(Problem requirements) Leaving out every picture, copy the lines of the data exactly, from the first through the line containing "const leftYTicks = [8, 9, 10, 11, 12, 13];".

(Recorded information)
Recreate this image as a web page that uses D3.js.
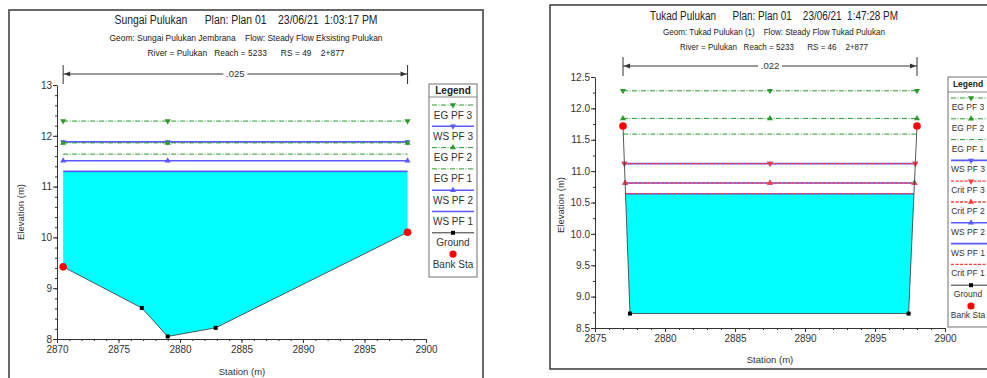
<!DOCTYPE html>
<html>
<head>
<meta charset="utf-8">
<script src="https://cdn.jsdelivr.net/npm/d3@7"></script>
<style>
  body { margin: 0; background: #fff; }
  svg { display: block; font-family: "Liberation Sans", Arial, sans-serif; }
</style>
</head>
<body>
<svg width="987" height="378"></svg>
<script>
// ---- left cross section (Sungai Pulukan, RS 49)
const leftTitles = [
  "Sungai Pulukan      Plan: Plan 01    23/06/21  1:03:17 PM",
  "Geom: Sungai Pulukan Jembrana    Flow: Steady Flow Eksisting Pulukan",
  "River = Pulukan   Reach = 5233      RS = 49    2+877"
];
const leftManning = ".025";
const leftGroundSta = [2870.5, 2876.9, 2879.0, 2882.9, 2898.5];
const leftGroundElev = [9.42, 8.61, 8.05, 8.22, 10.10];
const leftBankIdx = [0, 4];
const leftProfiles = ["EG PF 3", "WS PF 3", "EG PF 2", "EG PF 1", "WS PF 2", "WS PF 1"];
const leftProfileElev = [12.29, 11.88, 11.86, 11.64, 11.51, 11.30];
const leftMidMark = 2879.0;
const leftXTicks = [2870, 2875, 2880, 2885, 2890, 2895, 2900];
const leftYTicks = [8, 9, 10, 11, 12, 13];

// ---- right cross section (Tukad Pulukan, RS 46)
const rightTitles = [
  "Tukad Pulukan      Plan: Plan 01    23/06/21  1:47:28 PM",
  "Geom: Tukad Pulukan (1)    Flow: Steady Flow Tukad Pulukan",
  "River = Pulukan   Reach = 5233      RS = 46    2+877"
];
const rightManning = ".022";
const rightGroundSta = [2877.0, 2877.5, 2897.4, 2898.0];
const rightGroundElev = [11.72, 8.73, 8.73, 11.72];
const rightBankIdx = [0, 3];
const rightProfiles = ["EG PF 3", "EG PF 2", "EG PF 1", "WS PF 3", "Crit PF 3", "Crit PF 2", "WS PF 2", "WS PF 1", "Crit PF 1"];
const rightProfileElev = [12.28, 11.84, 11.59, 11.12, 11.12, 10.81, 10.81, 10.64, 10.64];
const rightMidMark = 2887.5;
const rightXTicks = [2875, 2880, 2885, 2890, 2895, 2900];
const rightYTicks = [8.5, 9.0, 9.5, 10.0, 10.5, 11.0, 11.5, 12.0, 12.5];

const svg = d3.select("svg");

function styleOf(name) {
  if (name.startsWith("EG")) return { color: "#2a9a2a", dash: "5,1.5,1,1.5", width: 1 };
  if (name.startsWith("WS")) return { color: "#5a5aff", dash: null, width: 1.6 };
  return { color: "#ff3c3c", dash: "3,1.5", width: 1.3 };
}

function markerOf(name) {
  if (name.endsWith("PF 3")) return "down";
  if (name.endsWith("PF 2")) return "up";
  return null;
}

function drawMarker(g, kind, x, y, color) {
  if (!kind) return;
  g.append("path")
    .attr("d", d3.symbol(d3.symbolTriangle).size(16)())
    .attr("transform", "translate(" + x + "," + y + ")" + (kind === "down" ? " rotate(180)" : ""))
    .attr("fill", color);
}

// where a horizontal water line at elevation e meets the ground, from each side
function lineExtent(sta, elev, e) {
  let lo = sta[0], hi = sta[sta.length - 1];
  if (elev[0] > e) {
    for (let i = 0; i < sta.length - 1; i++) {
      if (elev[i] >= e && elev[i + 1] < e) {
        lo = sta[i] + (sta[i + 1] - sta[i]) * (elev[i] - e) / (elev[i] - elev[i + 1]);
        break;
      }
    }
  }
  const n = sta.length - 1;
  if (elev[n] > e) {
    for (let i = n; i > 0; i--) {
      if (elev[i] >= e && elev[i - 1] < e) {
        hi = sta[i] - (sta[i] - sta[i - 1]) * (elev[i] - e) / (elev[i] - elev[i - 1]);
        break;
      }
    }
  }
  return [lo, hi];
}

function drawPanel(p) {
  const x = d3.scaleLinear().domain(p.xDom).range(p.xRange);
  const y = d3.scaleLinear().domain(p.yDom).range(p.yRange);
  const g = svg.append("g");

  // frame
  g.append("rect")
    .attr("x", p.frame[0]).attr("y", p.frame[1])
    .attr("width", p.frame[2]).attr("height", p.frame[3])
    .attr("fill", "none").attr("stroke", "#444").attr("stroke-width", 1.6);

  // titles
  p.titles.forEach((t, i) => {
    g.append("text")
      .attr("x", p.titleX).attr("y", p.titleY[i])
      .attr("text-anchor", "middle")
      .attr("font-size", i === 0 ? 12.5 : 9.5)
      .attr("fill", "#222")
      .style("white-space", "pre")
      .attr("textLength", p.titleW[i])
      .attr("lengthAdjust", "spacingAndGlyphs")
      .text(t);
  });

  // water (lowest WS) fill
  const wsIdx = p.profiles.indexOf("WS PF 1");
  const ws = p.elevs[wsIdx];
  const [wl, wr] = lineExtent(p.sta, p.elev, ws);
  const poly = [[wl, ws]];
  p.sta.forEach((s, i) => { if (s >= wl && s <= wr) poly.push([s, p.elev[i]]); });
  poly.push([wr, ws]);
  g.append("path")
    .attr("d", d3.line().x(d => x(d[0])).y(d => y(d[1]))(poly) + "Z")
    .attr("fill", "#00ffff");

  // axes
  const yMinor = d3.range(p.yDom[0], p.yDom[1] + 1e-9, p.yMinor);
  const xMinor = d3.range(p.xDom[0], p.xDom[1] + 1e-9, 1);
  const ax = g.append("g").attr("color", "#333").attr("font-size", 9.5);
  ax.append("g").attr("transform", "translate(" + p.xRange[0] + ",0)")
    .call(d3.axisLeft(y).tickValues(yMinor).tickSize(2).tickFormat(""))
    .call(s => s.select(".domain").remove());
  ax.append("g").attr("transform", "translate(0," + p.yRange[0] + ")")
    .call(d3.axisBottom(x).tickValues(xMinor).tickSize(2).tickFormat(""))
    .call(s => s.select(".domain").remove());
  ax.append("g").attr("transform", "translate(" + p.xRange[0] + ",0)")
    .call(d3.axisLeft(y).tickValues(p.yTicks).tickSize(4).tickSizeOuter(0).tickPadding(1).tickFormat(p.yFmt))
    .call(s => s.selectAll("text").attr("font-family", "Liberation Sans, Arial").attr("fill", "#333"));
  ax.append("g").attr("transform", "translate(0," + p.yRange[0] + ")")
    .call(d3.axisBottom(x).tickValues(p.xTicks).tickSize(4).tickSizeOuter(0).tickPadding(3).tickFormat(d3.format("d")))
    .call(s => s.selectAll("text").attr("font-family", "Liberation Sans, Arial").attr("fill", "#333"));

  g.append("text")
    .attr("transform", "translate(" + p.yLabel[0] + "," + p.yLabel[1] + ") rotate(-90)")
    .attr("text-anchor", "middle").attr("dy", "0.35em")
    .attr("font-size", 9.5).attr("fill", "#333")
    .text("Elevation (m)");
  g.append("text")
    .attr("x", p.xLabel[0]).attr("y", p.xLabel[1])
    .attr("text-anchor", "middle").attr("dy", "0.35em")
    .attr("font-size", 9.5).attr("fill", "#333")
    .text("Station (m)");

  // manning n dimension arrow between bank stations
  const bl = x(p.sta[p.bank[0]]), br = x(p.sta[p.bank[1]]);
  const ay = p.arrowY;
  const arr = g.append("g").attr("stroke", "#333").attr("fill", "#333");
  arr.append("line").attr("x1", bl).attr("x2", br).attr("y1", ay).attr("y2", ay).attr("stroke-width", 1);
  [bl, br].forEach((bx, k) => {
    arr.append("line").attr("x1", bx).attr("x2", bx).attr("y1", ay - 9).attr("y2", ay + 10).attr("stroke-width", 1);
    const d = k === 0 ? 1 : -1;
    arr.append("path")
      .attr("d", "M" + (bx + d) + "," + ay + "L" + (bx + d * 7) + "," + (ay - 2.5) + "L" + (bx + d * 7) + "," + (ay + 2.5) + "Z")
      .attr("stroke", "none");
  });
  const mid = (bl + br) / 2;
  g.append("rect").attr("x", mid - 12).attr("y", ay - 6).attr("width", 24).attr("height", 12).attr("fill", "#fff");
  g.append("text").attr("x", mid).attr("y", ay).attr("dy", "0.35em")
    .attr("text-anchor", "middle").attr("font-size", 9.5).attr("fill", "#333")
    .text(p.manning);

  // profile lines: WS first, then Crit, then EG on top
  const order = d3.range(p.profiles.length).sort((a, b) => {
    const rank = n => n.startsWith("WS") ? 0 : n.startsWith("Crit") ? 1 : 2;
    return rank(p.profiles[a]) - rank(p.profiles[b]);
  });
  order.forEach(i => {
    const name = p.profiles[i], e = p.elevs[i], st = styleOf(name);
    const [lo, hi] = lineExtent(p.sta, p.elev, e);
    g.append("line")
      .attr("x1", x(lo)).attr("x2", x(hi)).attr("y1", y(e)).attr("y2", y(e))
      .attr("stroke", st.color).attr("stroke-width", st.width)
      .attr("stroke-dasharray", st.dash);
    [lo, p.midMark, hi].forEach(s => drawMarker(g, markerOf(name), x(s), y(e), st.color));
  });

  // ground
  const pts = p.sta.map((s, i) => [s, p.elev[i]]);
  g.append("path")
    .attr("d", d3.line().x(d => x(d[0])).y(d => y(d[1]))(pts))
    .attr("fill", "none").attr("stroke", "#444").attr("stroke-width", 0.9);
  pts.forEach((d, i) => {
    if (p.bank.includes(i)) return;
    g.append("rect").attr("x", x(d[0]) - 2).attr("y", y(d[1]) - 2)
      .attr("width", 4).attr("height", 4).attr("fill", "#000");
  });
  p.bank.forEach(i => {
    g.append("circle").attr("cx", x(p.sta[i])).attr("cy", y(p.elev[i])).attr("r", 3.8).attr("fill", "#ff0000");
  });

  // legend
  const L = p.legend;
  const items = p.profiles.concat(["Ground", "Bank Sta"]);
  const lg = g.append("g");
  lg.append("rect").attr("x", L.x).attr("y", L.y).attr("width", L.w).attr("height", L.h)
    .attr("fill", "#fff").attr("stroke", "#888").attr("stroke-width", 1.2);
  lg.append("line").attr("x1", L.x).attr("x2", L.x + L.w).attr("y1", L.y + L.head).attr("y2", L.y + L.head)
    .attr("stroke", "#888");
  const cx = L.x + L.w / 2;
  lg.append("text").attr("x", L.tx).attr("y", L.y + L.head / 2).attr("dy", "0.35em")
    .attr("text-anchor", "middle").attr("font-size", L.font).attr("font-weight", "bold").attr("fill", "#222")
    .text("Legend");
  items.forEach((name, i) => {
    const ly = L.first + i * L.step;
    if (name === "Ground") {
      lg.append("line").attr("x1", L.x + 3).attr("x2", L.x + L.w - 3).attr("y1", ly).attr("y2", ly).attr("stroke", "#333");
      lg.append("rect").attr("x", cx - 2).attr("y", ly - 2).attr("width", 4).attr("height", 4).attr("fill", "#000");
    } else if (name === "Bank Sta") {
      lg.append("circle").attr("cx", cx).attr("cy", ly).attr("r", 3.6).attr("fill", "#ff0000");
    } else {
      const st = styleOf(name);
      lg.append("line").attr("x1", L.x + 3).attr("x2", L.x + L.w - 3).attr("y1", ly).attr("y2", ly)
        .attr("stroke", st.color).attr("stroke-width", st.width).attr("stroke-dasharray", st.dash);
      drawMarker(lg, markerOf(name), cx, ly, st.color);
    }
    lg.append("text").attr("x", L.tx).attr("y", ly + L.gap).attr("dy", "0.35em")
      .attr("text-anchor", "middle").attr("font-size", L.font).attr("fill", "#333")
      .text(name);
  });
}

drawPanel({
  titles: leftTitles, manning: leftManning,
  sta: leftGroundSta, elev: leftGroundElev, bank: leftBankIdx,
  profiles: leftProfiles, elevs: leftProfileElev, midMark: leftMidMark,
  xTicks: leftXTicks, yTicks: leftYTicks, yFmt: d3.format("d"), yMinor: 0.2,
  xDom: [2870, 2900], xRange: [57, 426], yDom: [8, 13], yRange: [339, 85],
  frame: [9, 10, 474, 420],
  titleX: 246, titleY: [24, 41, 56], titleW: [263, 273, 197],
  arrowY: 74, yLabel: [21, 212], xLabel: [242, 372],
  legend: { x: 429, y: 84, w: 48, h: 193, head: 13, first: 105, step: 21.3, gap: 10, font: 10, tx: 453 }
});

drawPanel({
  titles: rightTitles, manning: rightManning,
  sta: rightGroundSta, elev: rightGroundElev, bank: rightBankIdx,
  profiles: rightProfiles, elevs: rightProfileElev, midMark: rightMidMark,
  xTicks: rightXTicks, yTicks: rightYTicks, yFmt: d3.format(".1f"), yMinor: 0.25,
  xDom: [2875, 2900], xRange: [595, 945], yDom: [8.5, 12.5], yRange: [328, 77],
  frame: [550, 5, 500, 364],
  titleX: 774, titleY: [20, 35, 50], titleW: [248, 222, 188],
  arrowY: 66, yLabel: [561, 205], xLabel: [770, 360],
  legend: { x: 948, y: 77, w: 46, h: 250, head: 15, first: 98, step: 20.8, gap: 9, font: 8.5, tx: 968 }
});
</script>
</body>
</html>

(Answer for this exercise)
Recreate this image as a web page that uses D3.js.
<!DOCTYPE html>
<html>
<head>
<meta charset="utf-8">
<script src="https://cdn.jsdelivr.net/npm/d3@7"></script>
<style>
  body { margin: 0; background: #fff; }
  svg { display: block; font-family: "Liberation Sans", Arial, sans-serif; }
</style>
</head>
<body>
<svg width="987" height="378"></svg>
<script>
// ---- left cross section (Sungai Pulukan, RS 49)
const leftTitles = [
  "Sungai Pulukan      Plan: Plan 01    23/06/21  1:03:17 PM",
  "Geom: Sungai Pulukan Jembrana    Flow: Steady Flow Eksisting Pulukan",
  "River = Pulukan   Reach = 5233      RS = 49    2+877"
];
const leftManning = ".025";
const leftGroundSta = [2870.5, 2876.9, 2879.0, 2882.9, 2898.5];
const leftGroundElev = [9.42, 8.61, 8.05, 8.22, 10.10];
const leftBankIdx = [0, 4];
const leftProfiles = ["EG PF 3", "WS PF 3", "EG PF 2", "EG PF 1", "WS PF 2", "WS PF 1"];
const leftProfileElev = [12.29, 11.88, 11.86, 11.64, 11.51, 11.30];
const leftMidMark = 2879.0;
const leftXTicks = [2870, 2875, 2880, 2885, 2890, 2895, 2900];
const leftYTicks = [8, 9, 10, 11, 12, 13];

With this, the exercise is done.